Punto Informatico: E' possibile determinare quanti in Italia si occupano di recuperare hardware dismesso per, diciamo, "rimetterlo in circolazione"?
Manuele Rampazzo: Il calcolo non è facile, perché solo pochi sono i gruppi noti, su tutti il GOLEM di Empoli che ha fatto da "apripista" a tutti gli altri.
Tanti altri gruppi - od anche singoli - fanno invece trashware nell'ombra, noti solo ad un ristretto circolo di persone: proprio di recente mi è capitato di scoprire che alcuni miei amici fanno trashware, ma a parte loro stessi nessuno lo sapeva!
L'idea recentissima di creare una lista di discussione ed un sito-vetrina per i gruppi e le associazioni che fanno trashware, l'ho avuta proprio in seguito a quest'ultimo incontro fortuito, perché ritengo sia sprecato lavorare gli uni all'insaputa degli altri, quando invece c'è tanto da condividere.

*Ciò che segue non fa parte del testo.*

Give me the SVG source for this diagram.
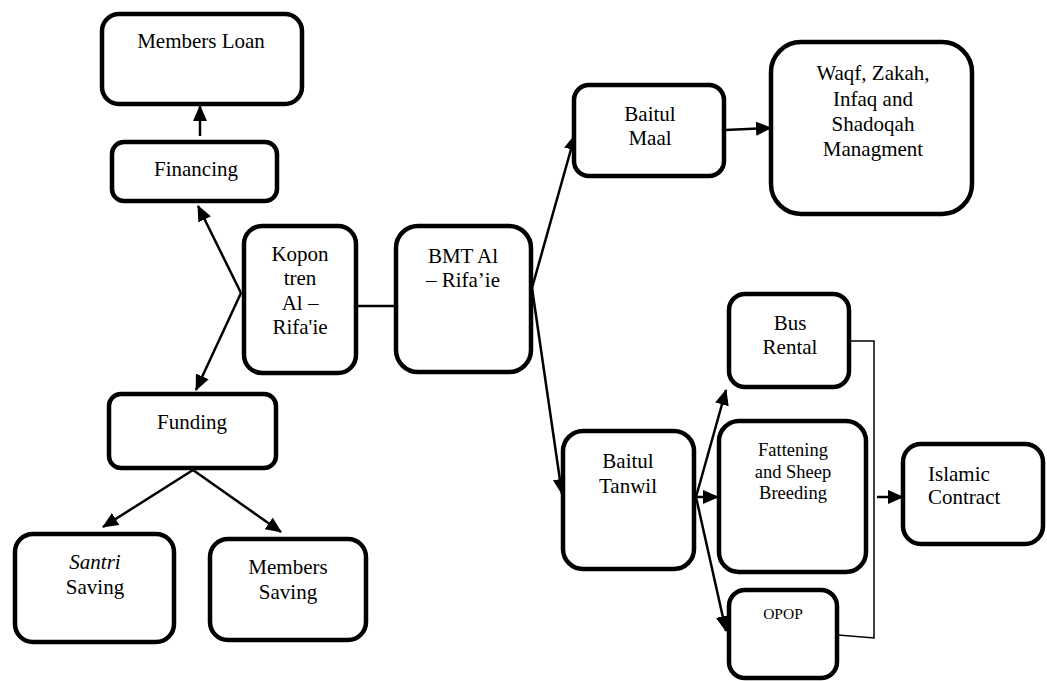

Ovviamente, qui sto parlando di chi fa trashware con intenti solidaristici: accanto a loro andrebbero conteggiati un gran numero di appassionati del "semplice" retrocomputing, con il quale spesso capitano sovrapposizioni.PI: Se un computer viene, diciamo, "rimesso a nuovo" che fine fa? Va ad amici-parenti-conoscenti o vi sono iniziative per coinvolgere scuole, comunità, famiglie eccetera?
MR: Dipende ovviamente dal gruppo, ma penso che le donazioni siano a 360 gradi. Le iniziative di cui sono direttamente a conoscenza han coinvolto, in genere, parrocchie, associazioni od altri enti non profit, a volte arrivando a collaborazioni internazionali.

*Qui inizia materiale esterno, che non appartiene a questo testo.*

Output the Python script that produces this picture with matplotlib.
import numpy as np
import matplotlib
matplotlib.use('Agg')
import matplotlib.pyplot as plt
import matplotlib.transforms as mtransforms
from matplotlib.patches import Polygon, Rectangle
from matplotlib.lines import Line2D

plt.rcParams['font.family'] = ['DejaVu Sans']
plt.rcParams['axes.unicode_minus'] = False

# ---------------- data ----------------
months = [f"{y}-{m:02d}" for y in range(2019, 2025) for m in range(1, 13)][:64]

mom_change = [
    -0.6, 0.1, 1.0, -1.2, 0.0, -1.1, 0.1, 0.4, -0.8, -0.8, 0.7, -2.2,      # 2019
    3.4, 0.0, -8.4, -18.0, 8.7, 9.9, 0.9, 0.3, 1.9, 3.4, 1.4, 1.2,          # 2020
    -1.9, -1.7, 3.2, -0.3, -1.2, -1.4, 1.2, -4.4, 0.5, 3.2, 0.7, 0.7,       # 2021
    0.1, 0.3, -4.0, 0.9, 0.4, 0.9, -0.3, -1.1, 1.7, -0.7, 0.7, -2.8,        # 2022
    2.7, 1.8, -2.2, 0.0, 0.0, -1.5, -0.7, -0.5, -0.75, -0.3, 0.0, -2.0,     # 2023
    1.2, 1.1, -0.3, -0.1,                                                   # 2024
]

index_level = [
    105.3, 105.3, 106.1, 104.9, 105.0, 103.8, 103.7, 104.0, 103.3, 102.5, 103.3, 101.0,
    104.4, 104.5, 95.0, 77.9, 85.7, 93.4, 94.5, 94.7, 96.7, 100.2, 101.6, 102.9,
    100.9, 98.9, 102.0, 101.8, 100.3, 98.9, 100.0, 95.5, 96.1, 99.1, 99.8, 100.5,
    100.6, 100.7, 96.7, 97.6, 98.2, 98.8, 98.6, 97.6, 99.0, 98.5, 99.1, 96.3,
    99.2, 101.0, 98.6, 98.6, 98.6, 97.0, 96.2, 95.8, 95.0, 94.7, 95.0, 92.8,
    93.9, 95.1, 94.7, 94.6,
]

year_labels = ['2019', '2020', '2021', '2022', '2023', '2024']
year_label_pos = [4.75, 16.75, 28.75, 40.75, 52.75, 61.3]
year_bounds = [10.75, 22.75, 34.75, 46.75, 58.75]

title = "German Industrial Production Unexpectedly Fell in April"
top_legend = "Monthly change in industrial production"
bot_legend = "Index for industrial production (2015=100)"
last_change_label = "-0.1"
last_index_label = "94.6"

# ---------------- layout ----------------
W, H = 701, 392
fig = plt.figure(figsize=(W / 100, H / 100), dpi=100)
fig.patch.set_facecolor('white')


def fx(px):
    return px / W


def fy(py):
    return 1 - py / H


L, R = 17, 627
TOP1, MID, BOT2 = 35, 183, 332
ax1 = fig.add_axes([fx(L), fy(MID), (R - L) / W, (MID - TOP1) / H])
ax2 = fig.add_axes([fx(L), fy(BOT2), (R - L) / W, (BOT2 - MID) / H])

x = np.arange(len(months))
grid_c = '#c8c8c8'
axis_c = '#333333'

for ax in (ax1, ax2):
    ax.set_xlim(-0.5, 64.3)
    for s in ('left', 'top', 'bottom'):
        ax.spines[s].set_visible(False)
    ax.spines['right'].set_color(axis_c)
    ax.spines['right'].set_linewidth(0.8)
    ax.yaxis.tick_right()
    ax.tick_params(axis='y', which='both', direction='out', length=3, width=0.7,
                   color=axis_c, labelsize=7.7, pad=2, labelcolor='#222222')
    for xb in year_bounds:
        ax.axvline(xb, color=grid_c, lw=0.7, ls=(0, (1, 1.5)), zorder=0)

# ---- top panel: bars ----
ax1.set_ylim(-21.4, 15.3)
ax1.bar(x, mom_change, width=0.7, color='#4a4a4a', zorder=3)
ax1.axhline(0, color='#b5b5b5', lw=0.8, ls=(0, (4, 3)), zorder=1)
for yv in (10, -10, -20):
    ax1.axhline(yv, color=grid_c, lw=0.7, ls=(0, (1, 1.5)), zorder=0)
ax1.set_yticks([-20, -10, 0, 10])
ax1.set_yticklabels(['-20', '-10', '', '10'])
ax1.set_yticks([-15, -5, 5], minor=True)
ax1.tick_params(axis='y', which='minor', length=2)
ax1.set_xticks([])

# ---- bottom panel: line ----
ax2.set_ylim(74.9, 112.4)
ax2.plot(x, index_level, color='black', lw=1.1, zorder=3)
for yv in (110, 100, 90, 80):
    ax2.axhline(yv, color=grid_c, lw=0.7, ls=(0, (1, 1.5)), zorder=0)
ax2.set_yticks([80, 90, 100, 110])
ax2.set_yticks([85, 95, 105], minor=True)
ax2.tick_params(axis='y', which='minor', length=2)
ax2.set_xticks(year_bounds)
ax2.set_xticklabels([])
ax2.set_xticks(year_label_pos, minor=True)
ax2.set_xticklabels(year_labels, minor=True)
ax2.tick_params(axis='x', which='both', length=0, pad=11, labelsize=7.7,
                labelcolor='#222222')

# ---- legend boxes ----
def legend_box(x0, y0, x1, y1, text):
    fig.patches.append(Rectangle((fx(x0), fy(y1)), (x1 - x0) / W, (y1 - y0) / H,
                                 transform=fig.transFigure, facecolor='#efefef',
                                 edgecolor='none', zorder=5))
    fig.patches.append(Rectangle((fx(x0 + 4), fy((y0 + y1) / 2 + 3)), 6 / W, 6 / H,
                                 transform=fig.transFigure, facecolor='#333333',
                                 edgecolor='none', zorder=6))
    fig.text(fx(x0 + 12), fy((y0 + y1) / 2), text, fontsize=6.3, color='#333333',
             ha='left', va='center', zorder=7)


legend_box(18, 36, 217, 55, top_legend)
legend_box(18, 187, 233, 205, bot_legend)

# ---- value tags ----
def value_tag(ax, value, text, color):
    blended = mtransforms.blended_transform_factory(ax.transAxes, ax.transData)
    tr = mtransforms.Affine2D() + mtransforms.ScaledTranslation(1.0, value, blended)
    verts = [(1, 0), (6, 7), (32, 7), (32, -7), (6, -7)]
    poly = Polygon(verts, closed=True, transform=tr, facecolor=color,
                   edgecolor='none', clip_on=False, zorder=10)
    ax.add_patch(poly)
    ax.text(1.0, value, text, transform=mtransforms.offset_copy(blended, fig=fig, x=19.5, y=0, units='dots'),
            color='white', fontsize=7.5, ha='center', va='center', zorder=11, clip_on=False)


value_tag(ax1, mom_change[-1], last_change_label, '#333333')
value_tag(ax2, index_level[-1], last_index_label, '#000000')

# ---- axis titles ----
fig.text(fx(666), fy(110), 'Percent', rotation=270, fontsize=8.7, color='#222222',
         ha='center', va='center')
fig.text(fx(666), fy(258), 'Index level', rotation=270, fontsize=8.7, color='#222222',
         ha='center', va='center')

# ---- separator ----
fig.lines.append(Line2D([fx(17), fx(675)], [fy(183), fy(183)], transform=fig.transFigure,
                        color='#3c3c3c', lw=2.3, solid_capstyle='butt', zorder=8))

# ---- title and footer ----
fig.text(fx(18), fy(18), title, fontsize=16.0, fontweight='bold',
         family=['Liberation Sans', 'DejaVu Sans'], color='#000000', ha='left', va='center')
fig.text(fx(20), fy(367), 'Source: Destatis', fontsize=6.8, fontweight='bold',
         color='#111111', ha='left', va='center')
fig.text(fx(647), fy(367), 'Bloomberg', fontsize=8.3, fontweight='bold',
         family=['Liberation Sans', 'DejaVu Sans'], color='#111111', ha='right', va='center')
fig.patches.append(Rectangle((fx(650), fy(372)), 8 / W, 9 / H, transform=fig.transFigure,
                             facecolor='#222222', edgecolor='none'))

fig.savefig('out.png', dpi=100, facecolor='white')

PI: La direttiva europea sullo smaltimento dei dispositivi elettronici è un invito ai produttori di fare di più per consentire riciclaggio, riutilizzo e, appunto, smaltimento intelligente. Come si colloca il trashware in questo quadro? Può dare una mano?
MR: Onestamente, non saprei: penso però che se, in qualche modo, il trashware potesse essere coinvolto in questo quadro gli effetti positivi, se ve ne saranno davvero, si sentiranno nel medio periodo.
PI: Ci sono produttori che sostengono chi si occupa di trashware? Se sì, in che modo?
MR: Non mi risulta, almeno stando alle iniziative a me note, che vi siano stati particolari contributi da parte dei produttori di materiale informatico alle iniziative di trashware, ma spero che vi sia un maggior contributo futuro.
PI: Chi dismette un computer perché non ne ha più bisogno a chi dovrebbe rivolgersi per cederlo affinché sia riutilizzato?
MR: Se il computer, in tutto o in parte, è ancora funzionante ed è di classe pentium o superiore può rivolgersi alla più vicina iniziativa: un elenco (attenzione! è ancora incompleto!) dei gruppi è visibile su http://trashware.linux.it/gruppi.html.
In alternativa, se il computer è troppo vetusto da poter essere riutilizzabile con profitto, oppure i suoi componenti non sono più funzionanti, il nostro consiglio è di avviarlo agli opportuni centri per lo smaltimento dei rifiuti speciali. Per gli indirizzi si deve contattare la locale azienda di smaltimento rifiuti.
PI: In un mercato dominato dall'aumento delle prestazioni e delle dimensioni di applicativi (parlo dei più diffusi) e dei file, che spazio c'è per i computer recuperati in questo modo?
MR: L'utilizzo del Software Libero in una gran quantità di progetti di trashware (e di tutti quelli che verranno elencati su trashware.linux.it) aiuta sicuramente ad allungare la vita ai PC recuperati, grazie alla sua flessibilità ed adattabilità.
Vi sono dei progetti interessanti per realizzare distribuzioni, ad esempio RULE, aggiornate, ma leggere e fruibili pertanto anche nei vecchi computer spesso a disposizione.
Un'alternativa è quella di ricorrere a terminali grafici di limitata capacità che fanno capo per l'elaborazione (e quindi anche l'avvio dei programmi, compresi quelli molto pesanti) ad un server centrale di buona potenza, sfruttando in questo modo la flessibilità del server grafico X in un ambiente di rete. Quest'ultima soluzione dà veramente ottimi risultati e permette di utilizzare con soddisfazione computer molto scarsi, ma non è purtroppo sempre applicabile.